Friday, November 11, 2022

Review Worthy Fights

Panetta, Leon with Newton, Jim, Worthy Fights, New York: Penguin Press, 2014


 

Worthy Fights is an autobiography of Leon Panetta written by the Los Angeles Times’ Jim Newton. Panetta went from a Congressman specializing in the budget to heading budget matters with the Clinton administration to President Clinton’s chief of staff to the CIA director and Defense Secretary under President Obama.

 

The book has four main themes. The first is finances as that’s what Panetta originally focused upon. That concern would start when he was elected to Congress and continue until he was the Secretary of Defense. He gives all kinds of little insights such as why across the board spending cuts didn’t make any sense to him. Second was Panetta’s personal politics. He began as a moderate Republican who was fiscally conservative but socially liberal. He was inspired to join the party by President Eisenhower. When the party went to the right with Barry Goldwater, Ronald Reagan and Richard Nixon Panetta became a Democrat. He constantly notes how the conservative wing of the Republicans made moderates take up issues they didn’t really believe in to win primaries. That part of the party would take over Congress with Newt Gingrich who Panetta thought was a media whore who would make up stories simply to get into the news and draw attention to himself.
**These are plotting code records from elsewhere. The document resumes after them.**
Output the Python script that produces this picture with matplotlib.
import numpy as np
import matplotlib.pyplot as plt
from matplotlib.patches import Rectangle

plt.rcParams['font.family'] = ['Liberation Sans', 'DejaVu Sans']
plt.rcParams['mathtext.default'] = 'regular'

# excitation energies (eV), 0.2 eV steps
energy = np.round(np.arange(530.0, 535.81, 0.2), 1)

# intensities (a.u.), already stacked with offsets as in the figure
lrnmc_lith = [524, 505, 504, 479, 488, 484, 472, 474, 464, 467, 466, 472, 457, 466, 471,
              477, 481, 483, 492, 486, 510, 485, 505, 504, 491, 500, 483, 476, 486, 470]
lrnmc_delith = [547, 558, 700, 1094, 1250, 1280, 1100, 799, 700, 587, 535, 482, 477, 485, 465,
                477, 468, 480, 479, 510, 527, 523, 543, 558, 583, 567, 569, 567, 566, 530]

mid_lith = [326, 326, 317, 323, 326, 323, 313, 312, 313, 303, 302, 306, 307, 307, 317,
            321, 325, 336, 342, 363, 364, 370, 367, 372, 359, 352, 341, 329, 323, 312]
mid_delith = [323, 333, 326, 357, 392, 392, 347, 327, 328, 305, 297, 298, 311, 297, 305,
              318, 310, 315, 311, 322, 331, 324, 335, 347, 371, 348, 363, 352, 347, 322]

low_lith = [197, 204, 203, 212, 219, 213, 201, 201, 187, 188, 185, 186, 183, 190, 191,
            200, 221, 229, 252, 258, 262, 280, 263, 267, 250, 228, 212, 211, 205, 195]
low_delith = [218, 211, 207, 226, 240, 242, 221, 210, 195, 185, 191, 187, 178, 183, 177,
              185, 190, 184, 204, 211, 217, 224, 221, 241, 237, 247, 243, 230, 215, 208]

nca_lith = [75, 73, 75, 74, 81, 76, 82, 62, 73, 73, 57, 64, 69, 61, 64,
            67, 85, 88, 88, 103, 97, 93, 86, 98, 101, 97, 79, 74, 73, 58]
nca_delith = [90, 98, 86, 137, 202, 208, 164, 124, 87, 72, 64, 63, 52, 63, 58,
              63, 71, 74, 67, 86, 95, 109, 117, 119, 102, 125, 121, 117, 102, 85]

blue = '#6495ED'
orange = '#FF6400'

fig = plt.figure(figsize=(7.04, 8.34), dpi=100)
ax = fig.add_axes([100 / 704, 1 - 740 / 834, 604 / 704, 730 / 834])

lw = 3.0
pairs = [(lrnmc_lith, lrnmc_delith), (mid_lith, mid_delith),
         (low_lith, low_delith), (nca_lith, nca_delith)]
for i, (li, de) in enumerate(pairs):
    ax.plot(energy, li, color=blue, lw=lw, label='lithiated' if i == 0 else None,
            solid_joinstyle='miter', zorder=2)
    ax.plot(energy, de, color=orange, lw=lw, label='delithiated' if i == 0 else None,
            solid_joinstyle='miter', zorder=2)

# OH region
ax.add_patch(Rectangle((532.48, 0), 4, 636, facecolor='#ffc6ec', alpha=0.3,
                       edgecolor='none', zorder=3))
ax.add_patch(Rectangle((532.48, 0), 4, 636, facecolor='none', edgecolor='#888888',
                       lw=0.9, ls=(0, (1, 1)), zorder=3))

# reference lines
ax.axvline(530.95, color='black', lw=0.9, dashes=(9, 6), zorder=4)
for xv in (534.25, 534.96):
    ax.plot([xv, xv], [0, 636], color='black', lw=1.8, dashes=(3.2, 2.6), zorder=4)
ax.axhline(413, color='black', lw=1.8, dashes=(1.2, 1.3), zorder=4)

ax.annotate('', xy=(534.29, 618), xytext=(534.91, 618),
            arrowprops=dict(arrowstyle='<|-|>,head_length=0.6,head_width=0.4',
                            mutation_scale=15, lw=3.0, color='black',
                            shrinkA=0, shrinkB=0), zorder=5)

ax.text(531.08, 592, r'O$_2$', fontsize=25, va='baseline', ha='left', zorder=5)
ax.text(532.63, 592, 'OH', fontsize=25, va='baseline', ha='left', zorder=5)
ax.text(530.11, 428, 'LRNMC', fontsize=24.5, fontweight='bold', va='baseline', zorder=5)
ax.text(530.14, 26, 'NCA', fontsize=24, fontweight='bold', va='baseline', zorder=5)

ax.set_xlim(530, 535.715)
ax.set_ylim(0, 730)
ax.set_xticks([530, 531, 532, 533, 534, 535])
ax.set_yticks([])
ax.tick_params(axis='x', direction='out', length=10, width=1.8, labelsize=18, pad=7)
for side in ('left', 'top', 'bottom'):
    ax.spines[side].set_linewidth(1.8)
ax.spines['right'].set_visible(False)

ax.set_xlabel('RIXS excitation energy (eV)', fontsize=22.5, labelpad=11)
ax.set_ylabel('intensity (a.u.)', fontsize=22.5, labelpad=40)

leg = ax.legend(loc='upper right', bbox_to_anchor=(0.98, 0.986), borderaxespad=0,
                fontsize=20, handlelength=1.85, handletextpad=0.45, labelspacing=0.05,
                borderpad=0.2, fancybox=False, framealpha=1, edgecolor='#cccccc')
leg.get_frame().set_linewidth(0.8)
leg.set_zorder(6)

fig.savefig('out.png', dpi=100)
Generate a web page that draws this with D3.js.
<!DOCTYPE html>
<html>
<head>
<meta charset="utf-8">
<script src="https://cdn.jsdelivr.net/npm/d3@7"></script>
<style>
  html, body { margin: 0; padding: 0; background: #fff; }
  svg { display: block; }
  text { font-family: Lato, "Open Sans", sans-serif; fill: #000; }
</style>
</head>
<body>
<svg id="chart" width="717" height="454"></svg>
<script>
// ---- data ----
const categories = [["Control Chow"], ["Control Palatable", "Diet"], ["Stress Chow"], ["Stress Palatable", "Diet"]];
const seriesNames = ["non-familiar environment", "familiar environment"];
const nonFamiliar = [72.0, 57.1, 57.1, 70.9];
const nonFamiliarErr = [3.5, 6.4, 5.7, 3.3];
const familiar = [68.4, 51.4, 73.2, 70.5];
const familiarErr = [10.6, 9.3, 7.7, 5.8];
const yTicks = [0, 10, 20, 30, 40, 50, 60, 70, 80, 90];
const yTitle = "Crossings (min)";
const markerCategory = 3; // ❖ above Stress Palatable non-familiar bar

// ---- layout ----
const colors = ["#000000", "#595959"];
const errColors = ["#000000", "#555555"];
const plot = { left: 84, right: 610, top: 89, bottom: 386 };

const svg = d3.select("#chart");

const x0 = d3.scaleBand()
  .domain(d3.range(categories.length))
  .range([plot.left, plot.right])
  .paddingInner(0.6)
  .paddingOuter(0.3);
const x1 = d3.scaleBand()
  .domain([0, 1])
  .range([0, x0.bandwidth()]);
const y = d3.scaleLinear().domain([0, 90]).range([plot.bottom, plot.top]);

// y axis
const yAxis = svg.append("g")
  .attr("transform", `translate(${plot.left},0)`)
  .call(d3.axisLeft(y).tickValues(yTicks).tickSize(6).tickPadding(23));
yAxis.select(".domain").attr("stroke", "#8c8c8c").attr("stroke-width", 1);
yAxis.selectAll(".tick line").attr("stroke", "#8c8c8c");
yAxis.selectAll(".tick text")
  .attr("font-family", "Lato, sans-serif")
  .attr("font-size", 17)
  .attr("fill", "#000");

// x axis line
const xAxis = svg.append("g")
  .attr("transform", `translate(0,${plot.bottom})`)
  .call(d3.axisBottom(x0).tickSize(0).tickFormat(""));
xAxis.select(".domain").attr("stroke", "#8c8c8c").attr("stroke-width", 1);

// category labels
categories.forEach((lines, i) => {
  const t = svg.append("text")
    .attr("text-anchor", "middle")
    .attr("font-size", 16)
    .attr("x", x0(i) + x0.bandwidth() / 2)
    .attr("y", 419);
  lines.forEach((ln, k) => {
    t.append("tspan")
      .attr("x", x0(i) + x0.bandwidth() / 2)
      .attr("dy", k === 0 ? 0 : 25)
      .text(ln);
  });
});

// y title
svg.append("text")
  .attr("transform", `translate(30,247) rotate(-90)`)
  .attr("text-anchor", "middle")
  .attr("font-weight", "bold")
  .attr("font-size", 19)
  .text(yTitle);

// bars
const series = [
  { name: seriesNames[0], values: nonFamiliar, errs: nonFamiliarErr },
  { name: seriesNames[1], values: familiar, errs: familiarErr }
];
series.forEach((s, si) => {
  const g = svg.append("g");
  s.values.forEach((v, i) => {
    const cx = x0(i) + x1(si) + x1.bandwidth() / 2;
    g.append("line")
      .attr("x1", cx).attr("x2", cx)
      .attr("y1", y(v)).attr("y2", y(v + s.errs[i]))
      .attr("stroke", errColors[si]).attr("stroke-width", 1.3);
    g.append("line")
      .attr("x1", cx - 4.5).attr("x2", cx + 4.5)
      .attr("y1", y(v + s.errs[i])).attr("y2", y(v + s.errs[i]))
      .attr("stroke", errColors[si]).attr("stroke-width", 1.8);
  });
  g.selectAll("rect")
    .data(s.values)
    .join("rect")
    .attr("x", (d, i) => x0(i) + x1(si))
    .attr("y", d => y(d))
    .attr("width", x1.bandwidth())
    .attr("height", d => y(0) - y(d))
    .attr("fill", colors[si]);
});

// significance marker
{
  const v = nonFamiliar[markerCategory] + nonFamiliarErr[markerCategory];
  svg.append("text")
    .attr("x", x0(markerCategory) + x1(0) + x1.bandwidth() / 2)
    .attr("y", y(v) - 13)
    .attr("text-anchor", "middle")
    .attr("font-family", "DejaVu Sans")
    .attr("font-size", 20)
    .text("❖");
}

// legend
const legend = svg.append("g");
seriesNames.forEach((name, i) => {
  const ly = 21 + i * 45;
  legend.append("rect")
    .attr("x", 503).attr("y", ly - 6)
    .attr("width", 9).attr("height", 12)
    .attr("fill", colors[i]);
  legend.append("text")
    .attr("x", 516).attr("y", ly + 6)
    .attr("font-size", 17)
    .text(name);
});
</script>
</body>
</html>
Third, Panetta begins his book with a story of a CIA officer who was killed by an Al Qaeda double agent in Afghanistan. Her death is portrayed in the movie Zero Dark Thirty. Al Qaeda would become Panetta’s dominant concern when he headed the Central Intelligence Agency. He devotes an entire chapter to the killing of bin Laden. That was one of his proudest moments of his entire career. Last, Panetta also had to deal with the war in Afghanistan as both CIA director and Defense Secretary. He was for a moderate war policy that wanted to create an Afghan government that could stand on its own while carrying out a largely counter-terrorism mission.  Worthy Fights is full of stories about these events and others. Those prove very engaging and keeps the reader’s attention from start to finish as Panetta is obviously able to give an insider’s view.

 

Panetta was also the Secretary of Defense when the United States withdrew its forces from Iraq. This is largely a side issue in the book consisting of only about four pages total. Panetta believed that the U.S. should have kept a stay behind force after the 2011 withdrawal. He thought that would be necessary to help maintain security and stability in the country. The State and Defense Departments were trying to achieve that but Obama did not support or lead the effort because he wanted to put Iraq behind him. The Secretary was disappointed that this did not work out and argued that the U.S. could have helped fight the Islamic State and lesson the sectarian violence that escalated after the Americans left. Others have recounted the same set of details. President Obama was partly elected because of his opposition to the Iraqi War and his main concern was getting out. He therefore put in a half-hearted effort to convince Baghdad to allow some troops to stay. As Panetta noted things eventually deteriorated leading to the war versus the Islamic State in 2014.

 

Worthy Fights is an enjoyable read because of Panetta’s personality and the plethora of tales he weaves about his long career in politics.